Competition on dimensions other than price, on product features, support services, delivery time, or brand image, for instance, is less likely to erode profitability because it improves customer value. Rivalry can be positive sum, or actually increase the average profitability of an industry, when each competitor aims to serve the needs of different customer segments, with different mixes of price, products, services, features, or brand identities. Such competition can not only support higher average profitability but also expand the industry, as the needs of more customer groups are better met. Since the entry of new competitors or substitutes is not solely based upon price, then their entry should be applauded and heralded, not met with disquietude.
You are licensed by the state, you are an independent contractor under a broker, or you may be a broker. Why is the NAR running your business and telling you how to conduct your affairs? They are a lobbying organization whose interests may not necessarily mirror your own.

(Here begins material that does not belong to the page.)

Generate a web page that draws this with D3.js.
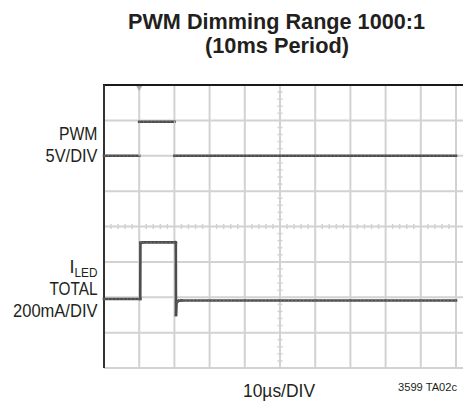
<!DOCTYPE html>
<html>
<head>
<meta charset="utf-8">
<script src="https://cdn.jsdelivr.net/npm/d3@7"></script>
<style>
  html, body { margin: 0; padding: 0; background: #fff; }
  svg { display: block; }
  .lbl { font-family: "Liberation Sans", Arial, sans-serif; fill: #231f20; }
  .ttl { font-family: "Liberation Sans", Arial, sans-serif; font-weight: bold; fill: #231f20; }
</style>
</head>
<body>
<script>
// Scope capture: PWM input vs. total LED current, 10µs per horizontal division
const timeDivisions = 10;     // horizontal divisions
const ampDivisions = 8;       // vertical divisions (-4 .. +4)
const usPerDiv = 10;

// PWM channel (volts, 5V/DIV), trace offset in divisions above centre
const pwmOffsetDiv = 2;
const pwmTime = [0, 10, 10, 20, 20, 100];
const pwmVolts = [0, 0, 4.8, 4.8, 0, 0];

// LED current channel (mA, 200mA/DIV), trace offset in divisions below centre
const iledOffsetDiv = -2.05;
const iledTime = [0, 10.3, 10.35, 11, 20.3, 20.4, 20.45, 20.6, 21.2, 22, 100];
const iledMa = [0, 0, 318, 320, 320, 318, -90, -20, -10, -8, -8];

const title = ["PWM Dimming Range 1000:1", "(10ms Period)"];
const xLabel = "10µs/DIV";
const noteLabel = "3599 TA02c";

const W = 463, H = 409;
const svg = d3.select("body").append("svg").attr("width", W).attr("height", H);

const plotL = 104, plotR = 456, plotT = 85, plotB = 368;
const x = d3.scaleLinear().domain([0, timeDivisions * usPerDiv]).range([plotL, plotR]);
const yDiv = d3.scaleLinear().domain([-ampDivisions / 2, ampDivisions / 2]).range([plotB, plotT]);

const grid = svg.append("g");
const gridColor = "#d2d2d2";

// vertical division lines
grid.selectAll("line.v").data(d3.range(1, timeDivisions + 1)).join("line")
  .attr("x1", d => x(d * usPerDiv)).attr("x2", d => x(d * usPerDiv))
  .attr("y1", plotT).attr("y2", plotB)
  .attr("stroke", gridColor).attr("stroke-width", 2);

// horizontal division lines
grid.selectAll("line.h").data(d3.range(-ampDivisions / 2, ampDivisions / 2)).join("line")
  .attr("x1", plotL).attr("x2", W)
  .attr("y1", d => yDiv(d)).attr("y2", d => yDiv(d))
  .attr("stroke", gridColor).attr("stroke-width", 2);

// minor ticks along the centre axes (5 per division)
const minorT = d3.range(0, timeDivisions * 5 + 1).filter(i => i % 5 !== 0);
grid.selectAll("line.mx").data(minorT).join("line")
  .attr("x1", i => x(i * usPerDiv / 5)).attr("x2", i => x(i * usPerDiv / 5))
  .attr("y1", yDiv(0) - 2.5).attr("y2", yDiv(0) + 2.5)
  .attr("stroke", gridColor).attr("stroke-width", 1.5);
const minorA = d3.range(-ampDivisions / 2 * 5, ampDivisions / 2 * 5 + 1).filter(i => i % 5 !== 0);
grid.selectAll("line.my").data(minorA).join("line")
  .attr("x1", x(50) - 2.5).attr("x2", x(50) + 2.5)
  .attr("y1", i => yDiv(i / 5)).attr("y2", i => yDiv(i / 5))
  .attr("stroke", gridColor).attr("stroke-width", 1.5);

// frame: dark top and left edges
svg.append("line").attr("x1", plotL - 1).attr("x2", W).attr("y1", plotT).attr("y2", plotT)
  .attr("stroke", "#1a1a1a").attr("stroke-width", 2);
svg.append("line").attr("x1", plotL).attr("x2", plotL).attr("y1", plotT).attr("y2", plotB)
  .attr("stroke", "#333").attr("stroke-width", 2);

// trigger marker
svg.append("path")
  .attr("d", `M${x(10) - 3},${plotT + 1} L${x(10) + 3},${plotT + 1} L${x(10)},${plotT + 6} Z`)
  .attr("fill", "#aaa");

// traces: level segments dark; instantaneous edges drawn faint when the
// sweep is too fast to leave a visible trail
function drawTrace(times, vals, perDiv, offsetDiv, faintEdges) {
  const pts = times.map((t, i) => [x(t), yDiv(offsetDiv + vals[i] / perDiv)]);
  const g = svg.append("g");
  d3.pairs(pts).forEach(([a, b]) => {
    const vertical = Math.abs(a[0] - b[0]) < 0.01;
    g.append("line").attr("x1", a[0]).attr("y1", a[1]).attr("x2", b[0]).attr("y2", b[1])
      .attr("stroke", vertical && faintEdges ? "#cfcfcf" : "#4d4d4d")
      .attr("stroke-width", vertical && faintEdges ? 1 : 2.6)
      .attr("stroke-linecap", "square");
  });
  const levels = d3.pairs(pts).filter(([a, b]) => Math.abs(a[0] - b[0]) > 1);
  levels.forEach(([a, b]) => {
    g.append("line").attr("x1", a[0]).attr("y1", a[1]).attr("x2", b[0]).attr("y2", b[1])
      .attr("stroke", "#9a9a9a").attr("stroke-width", 0.9)
      .attr("stroke-dasharray", "1.2,2.6").attr("opacity", 0.7);
  });
}
drawTrace(pwmTime, pwmVolts, 5, pwmOffsetDiv, true);
drawTrace(iledTime, iledMa, 200, iledOffsetDiv, false);

// title
svg.append("text").attr("class", "ttl").attr("x", 276.5).attr("y", 28.5)
  .attr("text-anchor", "middle").attr("font-size", 22)
  .attr("textLength", 297).attr("lengthAdjust", "spacingAndGlyphs").text(title[0]);
svg.append("text").attr("class", "ttl").attr("x", 277).attr("y", 52.5)
  .attr("text-anchor", "middle").attr("font-size", 22)
  .attr("textLength", 144).attr("lengthAdjust", "spacingAndGlyphs").text(title[1]);

// channel labels (condensed to fit the left margin)
const lx = 97.5;
function label(txt, y, len) {
  return svg.append("text").attr("class", "lbl").attr("x", lx).attr("y", y)
    .attr("text-anchor", "end").attr("font-size", 18)
    .attr("textLength", len).attr("lengthAdjust", "spacingAndGlyphs").text(txt);
}
label("PWM", 140, 38.5);
label("5V/DIV", 162, 52);

const il = svg.append("text").attr("class", "lbl").attr("x", lx).attr("y", 273)
  .attr("text-anchor", "end").attr("font-size", 18);
il.append("tspan").text("I");
il.append("tspan").attr("font-size", 13).attr("dy", 4).attr("textLength", 23)
  .attr("lengthAdjust", "spacingAndGlyphs").text("LED");
label("TOTAL", 295, 48);
label("200mA/DIV", 317, 84.5);

// horizontal scale and drawing number
svg.append("text").attr("class", "lbl").attr("x", 279).attr("y", 397)
  .attr("text-anchor", "middle").attr("font-size", 18)
  .attr("textLength", 72).attr("lengthAdjust", "spacingAndGlyphs").text(xLabel);
svg.append("text").attr("class", "lbl").attr("x", 457).attr("y", 390.5)
  .attr("text-anchor", "end").attr("font-size", 10.5)
  .attr("textLength", 59).attr("lengthAdjust", "spacingAndGlyphs").text(noteLabel);
</script>
</body>
</html>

If the NAR does not have your business plan, should you be managing your affairs according to what they say?
I often get responses wherein agents across the Country want to debate substantiated fact with rhetoric opinion. This time, the facts may be hard to debate. They definitely can not be refuted.
The subject of this post, Dr. Porter's article the Five Competitive Forces That Shape Strategy, deserves much more study and attention than I can write here. I urge you to read his article in its entirety and try your best to comprehend and implement the precepts he describes to meet the challenge of today's real estate business model.
It may very well be the catalyst that allows you to turn from conventional wisdom and embrace the future of real estate.